Recuerdo su excelente uso de los eufemismos, como cuando hablaba del “estudiantado inquieto” para banalizar las protestas universitarias contra su régimen (humorísticamente bautizado como “democracia inorgánica”, en oposición a la “orgánica”, de la que disfrutaban los países de nuestro entorno), o del “noble pueblo vasco” para ocultar la triste realidad de que ahí abundaban los simpatizantes de los alegres muchachos del verduguillo, el bombazo y el tiro en la nuca.

Luego llegó Juan Carlos I y siguió con la costumbre iniciada por su antecesor, brillando también en el uso de eufemismos y en un desacomplejado optimismo que no solía justificarse con la realidad. Creo recordar que al principio nos tragábamos todos el discurso, aunque solo consistiera en una sucesión de banalidades, beatitudes y buenas intenciones en general. Con el paso del tiempo, solo los monárquicos seguían zampándose todo el discurso, que, poco a poco, se fue convirtiendo en objeto de estudio para la extrema izquierda y los separatistas, a los que siempre les parecía muy mal el monólogo borbónico.

Ahí seguimos, aunque el rey de antes solo sea ahora un triste Emérito que se muere de nostalgia en Abu Dabi y sea su hijo el encargado de soltarnos las bienaventuranzas de rigor, a las que casi nadie presta atención, a excepción, claro está, de los que anhelan una república española o sueñan (que sueñen, angélicos míos) con una república catalana o vasca.

Tras el reciente discurso navideño de Felipe VI (esta vez, de pie en mitad de un salón enorme, el decorado ideal para hablar de los problemas del acceso a la vivienda y el sinhogarismo), Podemos y Sumar han vuelto a echar espuma por la boca.

Y el inefable Jordi Turull ha dicho que le ha parecido surrealista, mientras tildaba a su majestad de sujeto “violento que mandó aporrear a la democrática ciudadanía catalana que solo pretendía votar en un referéndum”. ¿Hay algo más bonito que votar? Puede que no, pero se agradece que las consultas populares sean legales, lo que no era el caso con el referéndum independentista de hace unos años.

Turull aún se acuerda del discurso de octubre de 2017, cuando el rey se manifestó en contra de la independencia de Cataluña. ¿Pero qué esperaba del rey de España?
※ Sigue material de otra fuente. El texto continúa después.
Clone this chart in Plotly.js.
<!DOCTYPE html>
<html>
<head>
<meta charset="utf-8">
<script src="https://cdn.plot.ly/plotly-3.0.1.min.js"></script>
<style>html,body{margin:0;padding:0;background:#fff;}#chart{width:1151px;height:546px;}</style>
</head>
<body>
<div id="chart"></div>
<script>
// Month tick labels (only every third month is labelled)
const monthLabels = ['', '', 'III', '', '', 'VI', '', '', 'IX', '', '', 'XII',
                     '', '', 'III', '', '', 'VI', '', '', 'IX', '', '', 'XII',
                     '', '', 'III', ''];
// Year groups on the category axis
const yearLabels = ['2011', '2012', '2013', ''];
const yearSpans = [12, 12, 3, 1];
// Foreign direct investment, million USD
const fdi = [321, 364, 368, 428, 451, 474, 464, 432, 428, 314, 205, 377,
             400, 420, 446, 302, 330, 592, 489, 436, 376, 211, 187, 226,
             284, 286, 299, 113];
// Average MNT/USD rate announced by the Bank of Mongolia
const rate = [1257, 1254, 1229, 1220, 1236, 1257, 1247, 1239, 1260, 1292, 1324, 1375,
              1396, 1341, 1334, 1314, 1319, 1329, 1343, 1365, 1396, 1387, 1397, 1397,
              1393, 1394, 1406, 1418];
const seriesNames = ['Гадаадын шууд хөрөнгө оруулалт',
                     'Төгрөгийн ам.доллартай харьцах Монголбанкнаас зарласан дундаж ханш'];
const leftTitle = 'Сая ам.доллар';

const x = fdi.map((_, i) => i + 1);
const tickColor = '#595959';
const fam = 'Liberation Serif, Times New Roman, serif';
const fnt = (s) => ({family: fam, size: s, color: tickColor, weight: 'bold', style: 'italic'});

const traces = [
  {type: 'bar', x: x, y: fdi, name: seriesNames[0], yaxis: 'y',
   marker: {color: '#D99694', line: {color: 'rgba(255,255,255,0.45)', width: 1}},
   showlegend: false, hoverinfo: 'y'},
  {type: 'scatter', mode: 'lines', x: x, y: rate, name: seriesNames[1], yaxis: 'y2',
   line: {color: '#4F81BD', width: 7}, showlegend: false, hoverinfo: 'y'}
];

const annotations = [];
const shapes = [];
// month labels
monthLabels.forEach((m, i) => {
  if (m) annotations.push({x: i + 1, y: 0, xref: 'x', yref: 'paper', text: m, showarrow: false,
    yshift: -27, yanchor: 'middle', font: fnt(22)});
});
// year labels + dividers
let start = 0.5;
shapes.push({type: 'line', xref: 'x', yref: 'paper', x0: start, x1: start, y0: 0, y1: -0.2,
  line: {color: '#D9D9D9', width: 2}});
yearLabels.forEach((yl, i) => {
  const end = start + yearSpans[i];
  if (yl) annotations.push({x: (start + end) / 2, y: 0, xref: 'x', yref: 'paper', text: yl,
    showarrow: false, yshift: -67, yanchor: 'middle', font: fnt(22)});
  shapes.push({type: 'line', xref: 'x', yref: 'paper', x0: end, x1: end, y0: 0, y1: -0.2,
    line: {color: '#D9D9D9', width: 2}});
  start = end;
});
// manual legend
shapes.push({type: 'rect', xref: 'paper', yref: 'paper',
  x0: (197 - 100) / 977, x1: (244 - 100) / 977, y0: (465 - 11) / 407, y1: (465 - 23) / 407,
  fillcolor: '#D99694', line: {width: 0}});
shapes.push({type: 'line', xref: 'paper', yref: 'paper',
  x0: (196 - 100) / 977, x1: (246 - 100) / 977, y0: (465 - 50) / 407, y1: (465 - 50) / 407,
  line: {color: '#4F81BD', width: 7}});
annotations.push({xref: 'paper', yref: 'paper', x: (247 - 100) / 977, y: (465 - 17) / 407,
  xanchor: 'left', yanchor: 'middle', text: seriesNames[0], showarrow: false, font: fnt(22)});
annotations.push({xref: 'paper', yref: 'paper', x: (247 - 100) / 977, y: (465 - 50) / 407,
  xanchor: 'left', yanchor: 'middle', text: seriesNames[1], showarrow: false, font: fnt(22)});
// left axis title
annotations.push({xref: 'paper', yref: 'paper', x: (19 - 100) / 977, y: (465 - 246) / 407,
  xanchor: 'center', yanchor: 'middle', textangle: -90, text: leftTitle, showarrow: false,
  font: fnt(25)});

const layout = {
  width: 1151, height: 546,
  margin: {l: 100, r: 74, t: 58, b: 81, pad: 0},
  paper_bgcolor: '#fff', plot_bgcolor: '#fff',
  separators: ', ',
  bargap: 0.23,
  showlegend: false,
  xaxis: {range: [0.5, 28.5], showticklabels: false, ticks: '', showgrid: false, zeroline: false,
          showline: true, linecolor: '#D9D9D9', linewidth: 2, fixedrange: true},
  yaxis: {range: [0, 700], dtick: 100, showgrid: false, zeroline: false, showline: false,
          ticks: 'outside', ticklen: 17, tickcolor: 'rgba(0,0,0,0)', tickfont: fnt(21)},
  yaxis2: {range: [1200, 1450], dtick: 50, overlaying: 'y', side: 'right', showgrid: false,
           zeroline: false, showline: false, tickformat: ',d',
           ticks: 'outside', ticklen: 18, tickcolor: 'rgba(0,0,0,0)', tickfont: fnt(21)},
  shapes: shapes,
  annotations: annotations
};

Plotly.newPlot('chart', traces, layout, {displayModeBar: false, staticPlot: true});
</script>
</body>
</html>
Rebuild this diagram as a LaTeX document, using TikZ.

Sorprenderse de que el monarca defienda la unidad nacional es como pasmarse porque el Papa sobreactúa de católico.

En fin, que así hemos llegado a esa extraña situación en la que los únicos que prestan atención al discurso del rey son los republicanos y los separatistas, quienes, por definición, deberían estar a esas horas conspirando para derrocar al régimen y quemando banderas españolas.

Para los demás, el discursito real solo es una tradición más que, lamentablemente, ha creado escuela, como demuestra el hecho de que todos los presidentillos autonómicos se crean en la obligación de dar la tabarra a sus respectivos administrados desde su respectiva televisión regional.

A este paso, pronto nos darán la chapa los alcaldes. Y, por circuito cerrado, los presidentes de las comunidades de vecinos. Si esto sigue así, no descarto asomarme al balcón con un megáfono y dirigirme a los pobres desgraciados que pasen por mi calle en esos momentos.

¿No habíamos quedado en que, del rey abajo, ninguno? Si habla el máximo representante del estado, ¿qué falta hace que aquí se ponga a largar hasta el Tato?